Stated task. Exactly the lines from the one containing "Output the Python" through the one containing "import numpy as np" are to be returned, please, without any pictures.

Entries.

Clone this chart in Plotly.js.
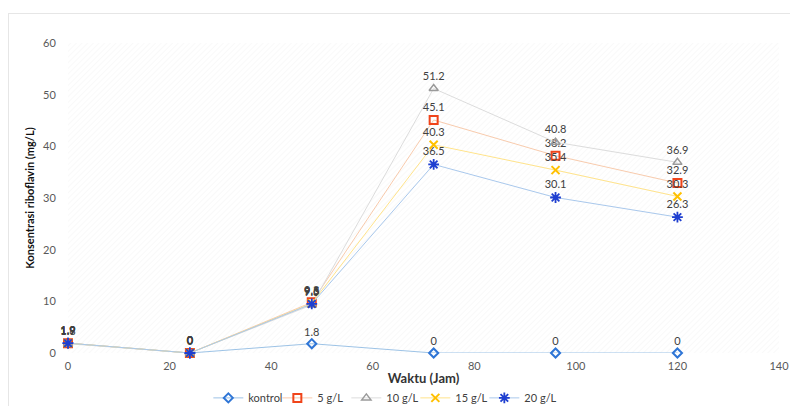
==
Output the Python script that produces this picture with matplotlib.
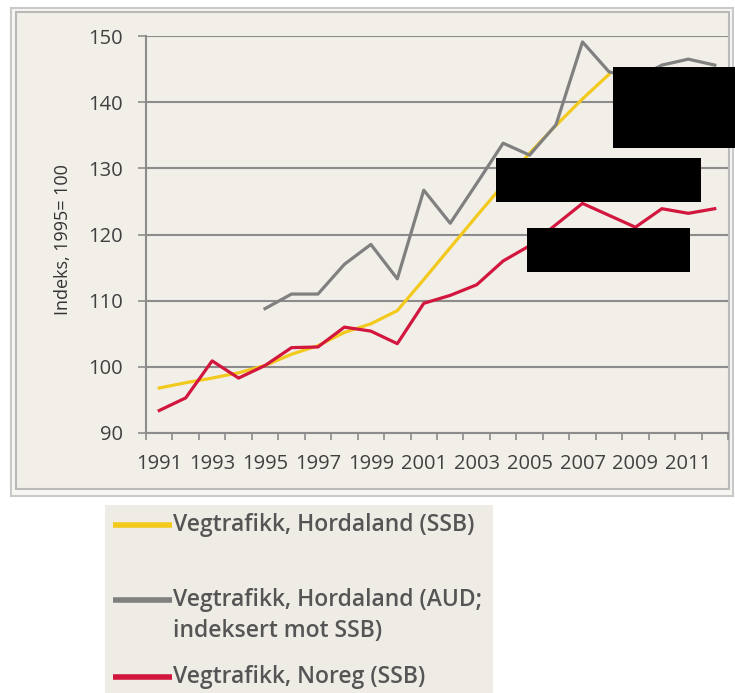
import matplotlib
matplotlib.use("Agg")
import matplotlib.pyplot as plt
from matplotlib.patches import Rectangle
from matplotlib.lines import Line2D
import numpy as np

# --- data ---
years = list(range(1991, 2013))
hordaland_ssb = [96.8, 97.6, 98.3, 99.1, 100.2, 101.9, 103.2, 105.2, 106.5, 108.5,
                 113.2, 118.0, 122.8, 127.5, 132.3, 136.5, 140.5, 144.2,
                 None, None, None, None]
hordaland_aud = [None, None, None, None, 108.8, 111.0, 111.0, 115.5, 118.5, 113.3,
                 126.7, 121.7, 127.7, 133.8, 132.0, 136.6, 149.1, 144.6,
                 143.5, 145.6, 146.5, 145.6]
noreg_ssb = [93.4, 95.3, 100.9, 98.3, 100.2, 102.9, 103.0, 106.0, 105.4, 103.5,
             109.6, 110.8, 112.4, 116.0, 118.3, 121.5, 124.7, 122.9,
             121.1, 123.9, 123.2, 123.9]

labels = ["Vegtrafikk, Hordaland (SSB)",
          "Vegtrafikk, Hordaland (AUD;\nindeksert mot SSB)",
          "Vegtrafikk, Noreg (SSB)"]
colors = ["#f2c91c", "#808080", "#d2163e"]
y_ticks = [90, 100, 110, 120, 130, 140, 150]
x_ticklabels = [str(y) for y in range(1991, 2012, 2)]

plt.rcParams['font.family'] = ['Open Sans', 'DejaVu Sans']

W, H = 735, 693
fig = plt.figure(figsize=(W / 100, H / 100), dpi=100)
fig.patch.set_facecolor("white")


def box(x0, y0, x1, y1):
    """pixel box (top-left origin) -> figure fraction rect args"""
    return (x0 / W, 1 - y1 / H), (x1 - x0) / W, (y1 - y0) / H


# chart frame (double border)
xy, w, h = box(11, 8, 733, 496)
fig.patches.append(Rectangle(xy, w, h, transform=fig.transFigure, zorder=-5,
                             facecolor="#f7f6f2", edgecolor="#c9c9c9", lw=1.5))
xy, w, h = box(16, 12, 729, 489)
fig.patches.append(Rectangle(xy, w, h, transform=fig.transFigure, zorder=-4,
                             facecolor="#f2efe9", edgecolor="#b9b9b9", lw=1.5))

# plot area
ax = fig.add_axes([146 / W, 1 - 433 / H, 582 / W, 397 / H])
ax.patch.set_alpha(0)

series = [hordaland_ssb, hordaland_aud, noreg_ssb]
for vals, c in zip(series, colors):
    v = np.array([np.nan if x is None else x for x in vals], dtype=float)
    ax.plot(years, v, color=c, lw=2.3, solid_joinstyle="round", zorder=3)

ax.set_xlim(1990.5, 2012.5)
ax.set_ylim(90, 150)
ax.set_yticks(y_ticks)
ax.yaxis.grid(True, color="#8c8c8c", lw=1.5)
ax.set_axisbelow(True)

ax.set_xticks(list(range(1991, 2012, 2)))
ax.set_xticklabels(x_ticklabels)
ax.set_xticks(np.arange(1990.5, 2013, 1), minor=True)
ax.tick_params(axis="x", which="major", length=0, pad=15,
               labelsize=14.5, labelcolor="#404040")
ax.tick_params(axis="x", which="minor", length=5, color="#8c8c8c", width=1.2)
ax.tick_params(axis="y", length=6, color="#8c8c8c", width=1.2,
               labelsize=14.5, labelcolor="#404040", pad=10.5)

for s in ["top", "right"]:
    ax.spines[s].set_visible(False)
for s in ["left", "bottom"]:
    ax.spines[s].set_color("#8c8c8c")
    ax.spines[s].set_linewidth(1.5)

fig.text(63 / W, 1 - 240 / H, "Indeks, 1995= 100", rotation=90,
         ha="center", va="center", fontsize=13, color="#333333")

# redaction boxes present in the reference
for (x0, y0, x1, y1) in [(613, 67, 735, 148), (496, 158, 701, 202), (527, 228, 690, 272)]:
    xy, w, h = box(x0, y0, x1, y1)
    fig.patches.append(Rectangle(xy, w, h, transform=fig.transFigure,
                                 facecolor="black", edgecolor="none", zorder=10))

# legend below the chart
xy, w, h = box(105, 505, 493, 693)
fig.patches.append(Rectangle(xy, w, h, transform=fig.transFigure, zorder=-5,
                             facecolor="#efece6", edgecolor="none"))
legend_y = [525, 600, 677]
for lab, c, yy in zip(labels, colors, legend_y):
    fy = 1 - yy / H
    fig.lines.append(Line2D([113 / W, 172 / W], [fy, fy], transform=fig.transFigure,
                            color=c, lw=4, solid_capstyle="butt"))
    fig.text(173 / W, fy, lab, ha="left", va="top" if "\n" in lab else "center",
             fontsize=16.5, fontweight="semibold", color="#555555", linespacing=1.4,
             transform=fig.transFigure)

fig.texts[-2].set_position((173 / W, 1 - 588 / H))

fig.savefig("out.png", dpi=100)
* * *
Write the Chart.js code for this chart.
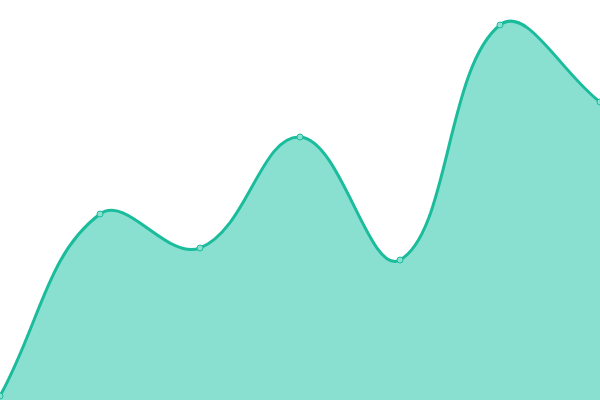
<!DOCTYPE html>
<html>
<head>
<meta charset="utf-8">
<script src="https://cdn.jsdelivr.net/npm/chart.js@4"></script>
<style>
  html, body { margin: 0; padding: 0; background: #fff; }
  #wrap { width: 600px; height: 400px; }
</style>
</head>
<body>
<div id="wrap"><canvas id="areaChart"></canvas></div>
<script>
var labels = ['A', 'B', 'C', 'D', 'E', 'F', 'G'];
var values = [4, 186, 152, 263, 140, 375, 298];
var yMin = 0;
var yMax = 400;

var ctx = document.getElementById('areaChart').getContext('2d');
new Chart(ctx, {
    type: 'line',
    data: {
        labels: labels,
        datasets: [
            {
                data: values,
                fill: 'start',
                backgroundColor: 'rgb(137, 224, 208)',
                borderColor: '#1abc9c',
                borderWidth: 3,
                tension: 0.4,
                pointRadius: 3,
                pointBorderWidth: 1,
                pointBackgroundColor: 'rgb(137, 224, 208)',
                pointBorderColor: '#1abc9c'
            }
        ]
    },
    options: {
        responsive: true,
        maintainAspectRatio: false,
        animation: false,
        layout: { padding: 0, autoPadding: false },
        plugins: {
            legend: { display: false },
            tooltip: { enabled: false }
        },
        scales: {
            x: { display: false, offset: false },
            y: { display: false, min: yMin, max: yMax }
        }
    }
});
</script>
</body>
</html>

Final result.
Output the Python script that produces this picture with matplotlib.
import matplotlib
matplotlib.use("Agg")
import matplotlib.pyplot as plt
from matplotlib.patches import Rectangle
from matplotlib.lines import Line2D
import numpy as np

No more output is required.